The Economist noted in 2014:
"Over the past decade farmland prices have grown at twice the rate of prime London property prices, with good agricultural land increasing 270% in value compared with a 135% rise for London houses during that time, according to Savills, a land agent. This makes it three times the price of farmland in America and 15 times the cost of such land in Australia."
Over the last full economic cycle, from 1993 to 2008, the cost of a hectare of residential land in London rose by over 300% in real terms, to more than £8m ($15m) and enough green-belt land is available in Greater London to build 1.6m houses at average densities, according to Paul Cheshire of the London School of Economics (LSE) — about 30 times the number of new houses London needs a year. "But opposition from homeowners is strong — especially from those near the green belt, who do not much like the thought of newcomers bringing down property prices. Today, though approved applications to build on it have risen a bit, the green belt is virtually as big as it was in 2007. Many argue that developing brownfield land (land previously used for some industrial purpose) would solve London’s problems. Research by Nathaniel Lichfield and Partners, a consultancy, however, concludes that brownfield sites could accommodate less than half of the homes required up to 2030."
The Economist added later:
"A plethora of other regulations also block development. By one count there are ten protected views of St Paul’s Cathedral, including one from a specific oak tree on Hampstead Heath. This imposes severe restrictions on building height across the city. Population density in central London is about half New York’s. According to Mr Cheshire and Christian Hilber, also of the LSE, restrictive planning policies inflate the price of office space in the West End by about 800%. A square foot there is twice as expensive as in midtown Manhattan."
Restrictive planning policy means housebuilders struggle to find open land to develop. Some 50,000 fewer new-build houses come to market each year now than in the 1980s.

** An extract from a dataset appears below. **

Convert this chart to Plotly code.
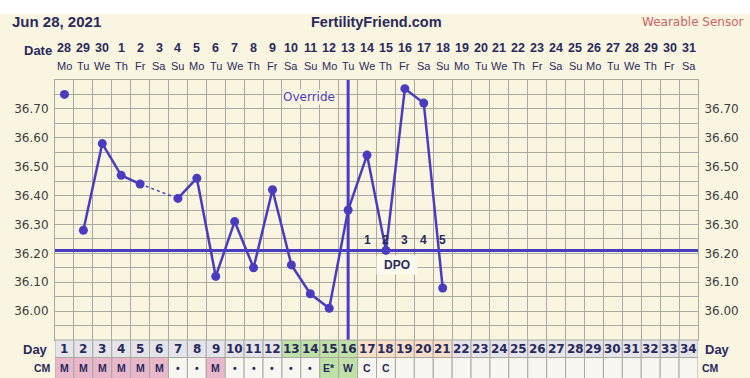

"Demographic changes are also at work. An ageing population is a less mobile one. The way council tax is levied also gives elderly folk less incentive to downsize. It was last updated in 1993 and the priciest homes are taxed lightly. Meanwhile, more Britons live alone. Since 1981, the share of households with one occupant has risen from 20% to nearly 30%. Singletons are less likely than those with children to need extra space, so they may not need to move up the housing ladder."